This function performs eigenspace decomposition using the weight-transformed matrix W and returns the cumulative explained variance of the resulting eigenvalues prior to factor rotation. Depending on the number of provided weight transformation limits (lw) a single vector or a matrix is returned.

Usage

test.L(X, lw, c, r.min = 0.95, plot = FALSE, legend, ..., pm = FALSE)

Arguments

X
Numeric matrix with m samples (rows) and n variables (columns).
lw
Numeric vector specifying the weight tranformation limits, i.e. quantiles; default is 0.
c
Numeric scalar specifying the constant sum scaling parameter, e.g. 1, 100, 1000; default is 100.
r.min
Numeric scalar, minimum value of explained variance to be reached by the end-members included, default is 0.95.
plot
Logical scalar, optional graphical output of the results, default is FALSE.,
legend
Character scalar, specify legend position (cf. legend). If omitted, no legend will be plotted, default is no legend.
...
Additional arguments passed to the plot function.
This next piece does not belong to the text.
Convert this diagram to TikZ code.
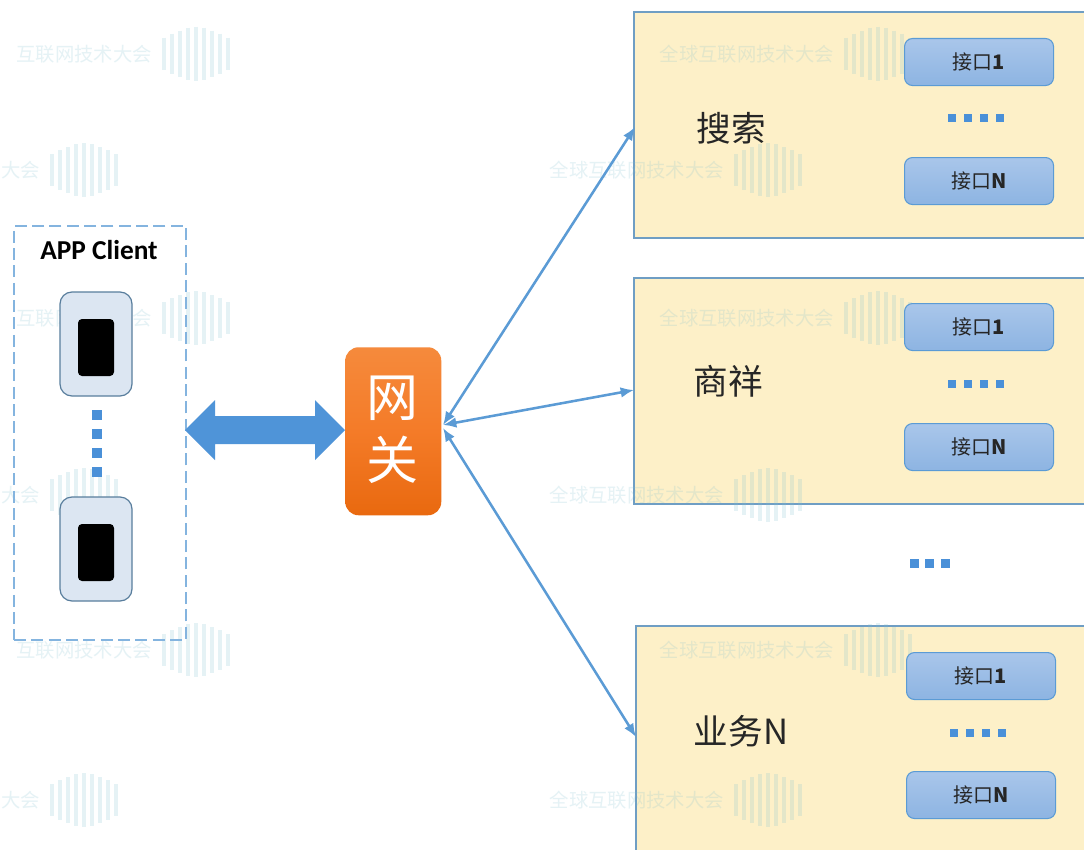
\documentclass[tikz,border=0pt]{standalone}
\usepackage{fontspec}
\setmainfont{Carlito}
\newfontfamily\cjk{Noto Sans CJK SC}
\usetikzlibrary{arrows.meta}
\definecolor{linkblue}{HTML}{5B9BD5}
\definecolor{bigblue}{HTML}{4F94D8}
\definecolor{dotblue}{HTML}{4A90D8}
\definecolor{boxfill}{HTML}{FDF0C8}
\definecolor{boxedge}{HTML}{6F9EC4}
\definecolor{wmark}{HTML}{7FBFCF}
\definecolor{phonefill}{HTML}{DCE6F2}
\definecolor{boxtop}{HTML}{A9C6EA}
\definecolor{boxbot}{HTML}{8DB4E2}
\definecolor{gwtop}{HTML}{F58A3C}
\definecolor{gwmid}{HTML}{F47B28}
\definecolor{gwbot}{HTML}{E9690F}
\tikzset{
  x=0.75pt,y=-0.75pt,
  service/.style={draw=boxedge,line width=1.4pt,fill=boxfill,anchor=north west,inner sep=0pt,minimum width=352.5pt},
  iface/.style={draw=linkblue,line width=0.8pt,rounded corners=6pt,top color=boxtop,bottom color=boxbot,minimum width=111.75pt,minimum height=35.25pt,anchor=north west,inner sep=0pt,font=\cjk\fontsize{15}{17}\selectfont,text=black!85},
  phonebody/.style={draw=boxedge!80!black,line width=0.9pt,fill=phonefill,rounded corners=9pt,minimum width=54pt,minimum height=78pt,inner sep=0pt},
  phonescreen/.style={fill=black,rounded corners=3pt,minimum width=27pt,minimum height=42.75pt,inner sep=0pt},
  link/.style={draw=linkblue,line width=1.9pt,{Latex[length=10pt,width=8pt]}-{Latex[length=10pt,width=8pt]}},
  dotmark/.style={fill=dotblue,draw=none},
  wmtext/.style={text=wmark,text opacity=0.2,font=\cjk\fontsize{14.5}{15}\selectfont,anchor=east,inner sep=0pt},
  wmbar/.style={draw=wmark,draw opacity=0.2,line width=3pt},
  svclabel/.style={font=\cjk\fontsize{26}{30}\selectfont,text=black!85,inner sep=0pt},
  gwlabel/.style={text=white,font=\cjk\fontsize{39}{42}\selectfont,inner sep=0pt},
}
\newcommand{\wmk}[4]{% logo centre x, y, name, text
  \node[wmtext] (#3) at (#1-44,#2) {#4};
  \foreach \dx/\h in {-32/16,-24/20,-16/23,-8/26,0/27,8/26,16/23,24/20,32/16}
    \draw[wmbar] (#1+\dx,#2-\h) -- (#1+\dx,#2+\h);
}
\begin{document}
\begin{tikzpicture}
\useasboundingbox (0,0) rectangle (1084,849);
\clip (0,0) rectangle (1084,849);
\fill[white] (0,0) rectangle (1084,849);
\node[service,minimum height=169.5pt] (s1) at (633,11) {};
\node[service,minimum height=169.5pt] (s2) at (633,277) {};
\node[service,minimum height=180pt] (s3) at (635,625) {};
\wmk{196}{54}{w1}{互联网技术大会}
\wmk{84}{170}{w2}{大会}
\wmk{196}{318}{w3}{互联网技术大会}
\wmk{84}{495}{w4}{大会}
\wmk{196}{650}{w5}{互联网技术大会}
\wmk{84}{800}{w6}{大会}
\wmk{768}{170}{w7}{全球互联网技术大会}
\wmk{768}{495}{w8}{全球互联网技术大会}
\wmk{768}{800}{w9}{全球互联网技术大会}
\wmk{878}{54}{w10}{全球互联网技术大会}
\wmk{878}{318}{w11}{全球互联网技术大会}
\wmk{878}{650}{w12}{全球互联网技术大会}
\node[iface] (a) at (904,38) {接口\textbf{1}};
\node[iface] (b) at (904,157) {接口\textbf{N}};
\node[iface] (c) at (904,303) {接口\textbf{1}};
\node[iface] (d) at (904,423) {接口\textbf{N}};
\node[iface] (e) at (906,652) {接口\textbf{1}};
\node[iface] (f) at (906,771) {接口\textbf{N}};
\node[svclabel] (l1) at (731,128) {搜索};
\node[svclabel] (l2) at (728,381) {商祥};
\node[svclabel] (l3) at (741,731) {业务N};
\foreach \yy/\xs in {118/952,384/952,733/954}
  \foreach \i in {0,1,2,3}
    \fill[dotmark] (\xs+\i*16-4,\yy-4) rectangle ++(8,8);
\foreach \i in {0,1,2}
  \fill[dotmark] (914+\i*15.5-4.5,563-4.5) rectangle ++(9,9);
\node[draw=linkblue!75,dash pattern=on 9pt off 4pt,line width=1.7pt,minimum width=129pt,minimum height=310.5pt,anchor=north west,inner sep=0pt] (client) at (13,225) {};
\node[font=\bfseries\fontsize{20.5}{22}\selectfont,inner sep=0pt] (title) at (99,250) {APP Client};
\node[phonebody] (p1) at (96,344) {};
\node[phonescreen] (p1s) at (96,347.5) {};
\node[phonebody] (p2) at (96,549) {};
\node[phonescreen] (p2s) at (96,552.5) {};
\foreach \yy in {415,434,453,472}
  \fill[dotmark] (92,\yy-5) rectangle ++(10,10);
\node[rounded corners=10pt,top color=gwtop,bottom color=gwbot,middle color=gwmid,minimum width=72pt,minimum height=126pt,inner sep=0pt,anchor=north west] (gw) at (345,347) {};
\node[gwlabel] (gw1) at (392,398) {网};
\node[gwlabel] (gw2) at (392,460) {关};
\fill[bigblue] (185,430) -- (215,400) -- (215,416) -- (315,416) -- (315,400) -- (345,430) -- (315,460) -- (315,444) -- (215,444) -- (215,460) -- cycle;
\coordinate (g1) at (443,425);
\coordinate (g2) at (443,428);
\coordinate (t1) at (635,127);
\coordinate (t2) at (634,390);
\coordinate (t3) at (636,737);
\draw[link] (g1) -- (t1);
\draw[link] (g1) -- (t2);
\draw[link] (g2) -- (t3);
\end{tikzpicture}
\end{document}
Use colour instead of col to create different colours.
pm
Logical scalar to enable pm.

Value

  • A list with objects
  • LVector or matrix of cumulative explained variance.
  • q.minVector with number of factors that passed r.min.

Details

The results may be used to define a minimum number of end-members for subsequent modelling steps, e.g. by using the Kaiser criterion, which demands a minimum number of eigenvalues to reach a squared R of 0.95.

References

Dietze E, Hartmann K, Diekmann B, IJmker J, Lehmkuhl F, Opitz S, Stauch G, Wuennemann B, Borchers A. 2012. An end-member algorithm for deciphering modern detrital processes from lake sediments of Lake Donggi Cona, NE Tibetan Plateau, China. Sedimentary Geology 243-244: 169-180.

Examples

Run this code
## load example data set
data(X.artificial, envir = environment())
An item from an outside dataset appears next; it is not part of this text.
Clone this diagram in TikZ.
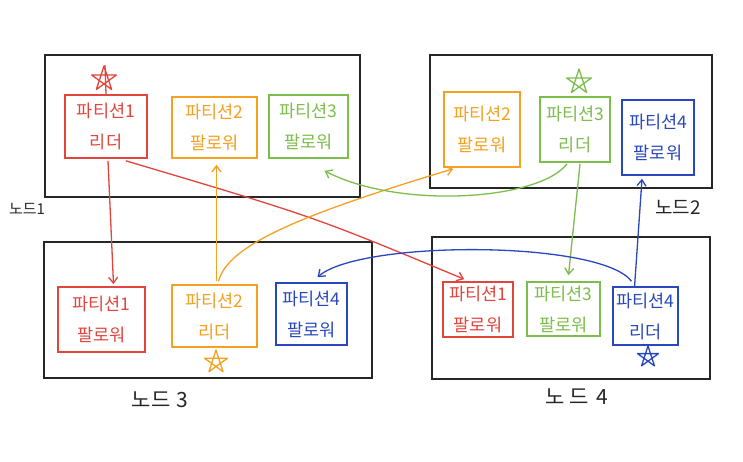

## create sequence of weight transformation limits
lw <- seq(0, 0.2, 0.02)

## perform the test and show q.min
L <- test.L(X = X.artificial, lw = lw, c = 100, plot = TRUE)
L$q.min

## a visualisation with more plot parameters
L <- test.L(X = X.artificial, lw = lw, c = 100, plot = TRUE, 
            ylim = c(0.5, 1), xlim = c(1, 7), 
            legend = "bottomright", cex = 0.7)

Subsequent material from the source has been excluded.